» YOUR TASK
In the records below, begin at the line that has "What Plotly code" and stop after the line that has "ENERGY_KEV = list(range(0, 1001, 4))"; quote those lines verbatim and nothing more.

┌─ MATERIAL FOR THE TASK

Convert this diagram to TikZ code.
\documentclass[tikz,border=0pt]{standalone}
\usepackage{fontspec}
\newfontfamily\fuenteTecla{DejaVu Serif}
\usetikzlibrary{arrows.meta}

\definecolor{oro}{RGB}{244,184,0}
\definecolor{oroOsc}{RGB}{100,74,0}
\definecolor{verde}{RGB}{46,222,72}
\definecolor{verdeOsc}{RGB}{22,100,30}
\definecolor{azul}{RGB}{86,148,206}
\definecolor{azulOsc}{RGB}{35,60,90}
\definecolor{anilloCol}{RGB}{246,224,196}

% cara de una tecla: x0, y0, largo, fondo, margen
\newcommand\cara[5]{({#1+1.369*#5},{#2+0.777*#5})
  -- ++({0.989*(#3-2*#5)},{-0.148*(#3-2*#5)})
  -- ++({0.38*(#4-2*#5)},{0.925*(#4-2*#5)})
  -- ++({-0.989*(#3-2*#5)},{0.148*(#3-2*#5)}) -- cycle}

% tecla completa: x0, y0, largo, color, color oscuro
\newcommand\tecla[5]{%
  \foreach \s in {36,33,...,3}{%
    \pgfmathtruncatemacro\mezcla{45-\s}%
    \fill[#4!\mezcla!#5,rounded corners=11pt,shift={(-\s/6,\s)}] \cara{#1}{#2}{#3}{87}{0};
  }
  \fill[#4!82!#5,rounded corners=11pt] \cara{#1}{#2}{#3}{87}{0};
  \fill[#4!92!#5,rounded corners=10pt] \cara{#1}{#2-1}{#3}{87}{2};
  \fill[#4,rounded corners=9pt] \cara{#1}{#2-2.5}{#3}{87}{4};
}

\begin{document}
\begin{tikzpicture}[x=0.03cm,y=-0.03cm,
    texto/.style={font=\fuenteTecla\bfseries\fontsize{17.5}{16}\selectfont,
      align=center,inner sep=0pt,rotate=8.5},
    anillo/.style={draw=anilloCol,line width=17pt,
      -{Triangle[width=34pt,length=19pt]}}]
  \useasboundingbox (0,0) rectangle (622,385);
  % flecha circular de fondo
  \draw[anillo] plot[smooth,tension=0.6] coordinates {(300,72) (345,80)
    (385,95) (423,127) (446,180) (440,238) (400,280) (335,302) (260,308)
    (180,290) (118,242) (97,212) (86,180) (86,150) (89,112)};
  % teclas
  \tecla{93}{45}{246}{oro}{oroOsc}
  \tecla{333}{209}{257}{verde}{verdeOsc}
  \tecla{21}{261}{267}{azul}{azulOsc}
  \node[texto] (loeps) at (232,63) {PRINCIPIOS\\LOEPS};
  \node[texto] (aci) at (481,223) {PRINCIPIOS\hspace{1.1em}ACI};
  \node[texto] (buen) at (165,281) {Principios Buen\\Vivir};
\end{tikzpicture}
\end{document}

└─
┌─ MATERIAL FOR THE TASK

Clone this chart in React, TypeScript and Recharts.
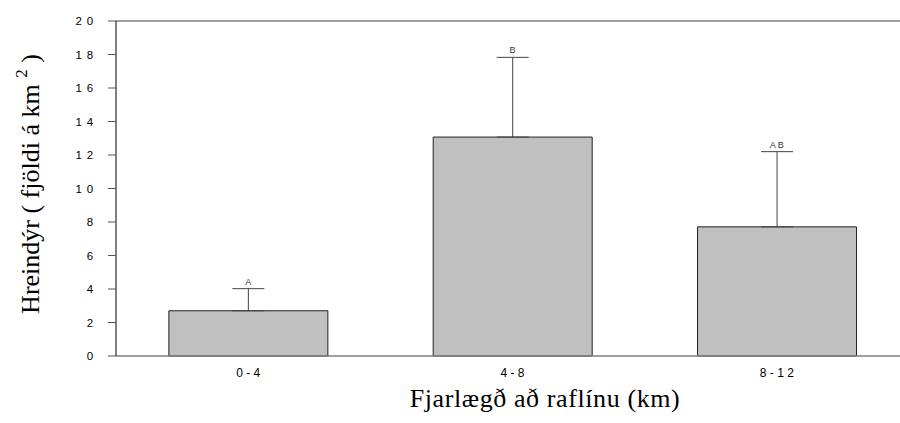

└─
┌─ MATERIAL FOR THE TASK

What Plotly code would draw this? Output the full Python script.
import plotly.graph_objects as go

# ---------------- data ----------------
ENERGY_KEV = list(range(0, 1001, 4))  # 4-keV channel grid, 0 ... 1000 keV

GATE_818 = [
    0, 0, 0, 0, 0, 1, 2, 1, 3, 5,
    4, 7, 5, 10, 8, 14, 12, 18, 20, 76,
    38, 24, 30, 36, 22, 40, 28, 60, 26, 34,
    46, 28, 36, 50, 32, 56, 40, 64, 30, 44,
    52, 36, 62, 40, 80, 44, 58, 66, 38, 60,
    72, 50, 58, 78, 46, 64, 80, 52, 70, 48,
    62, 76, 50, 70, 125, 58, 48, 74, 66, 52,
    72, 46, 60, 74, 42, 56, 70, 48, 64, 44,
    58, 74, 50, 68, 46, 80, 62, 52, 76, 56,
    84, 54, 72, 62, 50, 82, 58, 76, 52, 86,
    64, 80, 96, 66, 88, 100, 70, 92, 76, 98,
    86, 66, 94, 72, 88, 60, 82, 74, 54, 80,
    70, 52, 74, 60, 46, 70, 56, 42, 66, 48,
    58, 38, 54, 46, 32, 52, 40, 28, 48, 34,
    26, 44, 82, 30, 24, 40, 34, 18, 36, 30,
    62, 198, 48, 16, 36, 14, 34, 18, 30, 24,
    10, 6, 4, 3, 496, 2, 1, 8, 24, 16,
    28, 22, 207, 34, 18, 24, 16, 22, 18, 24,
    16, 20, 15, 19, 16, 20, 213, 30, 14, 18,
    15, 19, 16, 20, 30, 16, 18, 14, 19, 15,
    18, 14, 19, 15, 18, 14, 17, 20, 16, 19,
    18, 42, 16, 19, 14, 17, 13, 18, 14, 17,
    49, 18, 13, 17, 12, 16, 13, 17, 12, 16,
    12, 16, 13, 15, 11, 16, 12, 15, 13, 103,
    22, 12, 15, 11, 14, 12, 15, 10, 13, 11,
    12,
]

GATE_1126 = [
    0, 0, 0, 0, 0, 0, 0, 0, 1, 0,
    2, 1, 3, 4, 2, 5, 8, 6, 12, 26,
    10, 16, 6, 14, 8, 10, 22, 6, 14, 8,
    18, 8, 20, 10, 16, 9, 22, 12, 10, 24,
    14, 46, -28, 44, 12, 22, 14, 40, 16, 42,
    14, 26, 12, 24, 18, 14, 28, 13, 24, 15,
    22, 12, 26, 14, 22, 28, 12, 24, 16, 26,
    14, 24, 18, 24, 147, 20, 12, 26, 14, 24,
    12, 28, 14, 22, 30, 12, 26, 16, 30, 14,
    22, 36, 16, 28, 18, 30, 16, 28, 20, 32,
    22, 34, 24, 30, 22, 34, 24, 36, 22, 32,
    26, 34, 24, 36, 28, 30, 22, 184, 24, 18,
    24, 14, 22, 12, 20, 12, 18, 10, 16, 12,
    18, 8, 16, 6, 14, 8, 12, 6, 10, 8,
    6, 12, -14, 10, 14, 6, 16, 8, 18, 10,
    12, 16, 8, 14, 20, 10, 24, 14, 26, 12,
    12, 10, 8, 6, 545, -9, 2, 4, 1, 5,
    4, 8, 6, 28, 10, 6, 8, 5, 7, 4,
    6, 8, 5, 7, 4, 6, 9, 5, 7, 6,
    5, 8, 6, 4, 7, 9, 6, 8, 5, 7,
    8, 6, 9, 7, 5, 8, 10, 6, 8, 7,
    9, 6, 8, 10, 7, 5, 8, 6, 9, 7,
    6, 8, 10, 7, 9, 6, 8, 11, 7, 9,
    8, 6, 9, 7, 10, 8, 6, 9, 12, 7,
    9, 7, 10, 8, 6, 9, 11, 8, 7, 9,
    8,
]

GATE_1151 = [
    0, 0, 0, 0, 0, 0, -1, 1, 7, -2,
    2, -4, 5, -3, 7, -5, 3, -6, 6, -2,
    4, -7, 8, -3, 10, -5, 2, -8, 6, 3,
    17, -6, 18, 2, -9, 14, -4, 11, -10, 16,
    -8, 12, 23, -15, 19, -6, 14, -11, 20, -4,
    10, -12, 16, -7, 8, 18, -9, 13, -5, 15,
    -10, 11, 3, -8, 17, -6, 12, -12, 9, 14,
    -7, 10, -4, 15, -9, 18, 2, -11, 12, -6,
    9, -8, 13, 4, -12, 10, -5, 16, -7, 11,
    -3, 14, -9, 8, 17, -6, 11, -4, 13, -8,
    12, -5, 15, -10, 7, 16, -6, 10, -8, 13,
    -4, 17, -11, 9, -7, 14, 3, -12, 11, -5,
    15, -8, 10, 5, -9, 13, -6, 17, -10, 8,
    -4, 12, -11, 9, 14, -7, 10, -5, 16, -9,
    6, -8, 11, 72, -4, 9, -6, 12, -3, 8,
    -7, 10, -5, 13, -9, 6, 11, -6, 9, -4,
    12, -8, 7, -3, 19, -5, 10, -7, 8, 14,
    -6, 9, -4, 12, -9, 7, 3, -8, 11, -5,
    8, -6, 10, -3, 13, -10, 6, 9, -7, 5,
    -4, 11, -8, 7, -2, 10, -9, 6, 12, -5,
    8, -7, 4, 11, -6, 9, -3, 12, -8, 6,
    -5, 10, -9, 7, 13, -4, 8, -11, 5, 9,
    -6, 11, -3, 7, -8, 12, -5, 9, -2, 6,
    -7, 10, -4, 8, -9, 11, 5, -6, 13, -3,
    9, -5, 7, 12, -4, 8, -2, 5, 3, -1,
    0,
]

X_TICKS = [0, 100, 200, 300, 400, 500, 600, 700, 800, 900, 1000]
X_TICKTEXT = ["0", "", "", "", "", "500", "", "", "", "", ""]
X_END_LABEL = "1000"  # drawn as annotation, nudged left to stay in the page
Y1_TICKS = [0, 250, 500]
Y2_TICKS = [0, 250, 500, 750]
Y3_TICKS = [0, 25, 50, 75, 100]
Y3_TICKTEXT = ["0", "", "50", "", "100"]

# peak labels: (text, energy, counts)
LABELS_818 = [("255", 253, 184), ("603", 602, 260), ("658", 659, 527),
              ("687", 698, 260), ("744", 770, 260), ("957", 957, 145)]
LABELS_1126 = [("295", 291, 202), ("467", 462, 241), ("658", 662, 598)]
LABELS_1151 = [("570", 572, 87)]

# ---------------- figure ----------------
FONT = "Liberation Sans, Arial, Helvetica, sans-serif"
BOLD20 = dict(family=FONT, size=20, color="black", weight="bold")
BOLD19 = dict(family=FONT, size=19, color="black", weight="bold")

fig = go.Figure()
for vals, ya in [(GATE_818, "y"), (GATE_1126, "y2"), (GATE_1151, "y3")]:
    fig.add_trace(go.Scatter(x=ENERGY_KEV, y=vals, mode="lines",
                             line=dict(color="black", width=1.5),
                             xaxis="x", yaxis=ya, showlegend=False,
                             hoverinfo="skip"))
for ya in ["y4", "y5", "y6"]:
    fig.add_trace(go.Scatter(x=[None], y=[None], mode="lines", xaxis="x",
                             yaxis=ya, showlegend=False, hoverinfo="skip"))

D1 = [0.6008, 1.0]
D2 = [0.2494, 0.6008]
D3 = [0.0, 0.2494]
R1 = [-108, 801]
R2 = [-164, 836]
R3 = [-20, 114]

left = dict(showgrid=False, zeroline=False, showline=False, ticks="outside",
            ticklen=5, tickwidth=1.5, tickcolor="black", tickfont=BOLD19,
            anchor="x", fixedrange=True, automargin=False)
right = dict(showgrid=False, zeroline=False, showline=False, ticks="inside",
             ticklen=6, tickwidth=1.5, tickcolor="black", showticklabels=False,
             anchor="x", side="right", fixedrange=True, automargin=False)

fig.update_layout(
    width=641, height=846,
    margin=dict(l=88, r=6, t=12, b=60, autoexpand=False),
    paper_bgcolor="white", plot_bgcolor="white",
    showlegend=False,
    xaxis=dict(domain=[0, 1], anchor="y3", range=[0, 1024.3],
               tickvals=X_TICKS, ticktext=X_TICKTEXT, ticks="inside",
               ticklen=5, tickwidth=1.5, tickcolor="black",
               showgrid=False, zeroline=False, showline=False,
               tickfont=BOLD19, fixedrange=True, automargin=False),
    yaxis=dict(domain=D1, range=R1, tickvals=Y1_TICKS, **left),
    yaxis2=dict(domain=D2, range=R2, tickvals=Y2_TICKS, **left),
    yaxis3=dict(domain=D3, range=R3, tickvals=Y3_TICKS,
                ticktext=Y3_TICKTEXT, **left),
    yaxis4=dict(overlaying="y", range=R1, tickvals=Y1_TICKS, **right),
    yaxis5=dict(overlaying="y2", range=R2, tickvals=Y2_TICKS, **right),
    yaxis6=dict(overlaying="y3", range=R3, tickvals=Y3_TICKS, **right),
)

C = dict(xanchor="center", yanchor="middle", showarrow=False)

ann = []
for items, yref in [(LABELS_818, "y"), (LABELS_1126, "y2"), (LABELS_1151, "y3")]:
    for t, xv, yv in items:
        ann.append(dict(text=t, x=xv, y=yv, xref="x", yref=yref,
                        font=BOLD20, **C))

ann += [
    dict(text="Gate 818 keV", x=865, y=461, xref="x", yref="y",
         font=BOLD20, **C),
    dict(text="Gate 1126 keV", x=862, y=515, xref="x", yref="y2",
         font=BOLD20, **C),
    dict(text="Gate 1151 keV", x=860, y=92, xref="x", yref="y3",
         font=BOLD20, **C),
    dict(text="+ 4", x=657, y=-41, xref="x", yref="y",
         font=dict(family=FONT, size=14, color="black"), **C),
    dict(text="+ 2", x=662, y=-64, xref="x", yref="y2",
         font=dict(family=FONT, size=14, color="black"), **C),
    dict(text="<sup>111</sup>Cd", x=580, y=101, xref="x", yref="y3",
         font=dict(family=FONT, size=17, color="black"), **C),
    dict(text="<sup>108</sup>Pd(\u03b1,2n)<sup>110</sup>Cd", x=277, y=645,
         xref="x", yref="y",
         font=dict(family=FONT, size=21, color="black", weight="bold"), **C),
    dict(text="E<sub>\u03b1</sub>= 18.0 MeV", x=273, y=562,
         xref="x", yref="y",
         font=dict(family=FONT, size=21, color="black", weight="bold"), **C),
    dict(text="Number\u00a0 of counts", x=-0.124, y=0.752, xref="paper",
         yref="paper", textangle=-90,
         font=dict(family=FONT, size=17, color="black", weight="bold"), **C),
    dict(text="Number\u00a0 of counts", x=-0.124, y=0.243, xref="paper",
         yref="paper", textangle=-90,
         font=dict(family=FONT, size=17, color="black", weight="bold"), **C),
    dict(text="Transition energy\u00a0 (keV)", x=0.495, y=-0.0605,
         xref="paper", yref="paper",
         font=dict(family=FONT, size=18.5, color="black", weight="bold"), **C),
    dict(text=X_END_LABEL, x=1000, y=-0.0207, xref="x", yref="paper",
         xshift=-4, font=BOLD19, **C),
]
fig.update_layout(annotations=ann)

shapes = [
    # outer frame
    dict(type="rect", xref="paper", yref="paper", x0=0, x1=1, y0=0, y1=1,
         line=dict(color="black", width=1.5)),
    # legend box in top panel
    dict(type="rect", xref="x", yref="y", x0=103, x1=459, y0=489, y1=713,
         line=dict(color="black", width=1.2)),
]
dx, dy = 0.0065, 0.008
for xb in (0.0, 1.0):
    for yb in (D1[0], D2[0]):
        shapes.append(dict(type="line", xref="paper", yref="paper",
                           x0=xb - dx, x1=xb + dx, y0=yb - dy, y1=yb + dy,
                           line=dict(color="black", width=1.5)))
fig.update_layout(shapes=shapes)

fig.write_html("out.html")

└─

» RESULT OF THIS EXERCISE
What Plotly code would draw this? Output the full Python script.
import plotly.graph_objects as go

# ---------------- data ----------------
ENERGY_KEV = list(range(0, 1001, 4))  # 4-keV channel grid, 0 ... 1000 keV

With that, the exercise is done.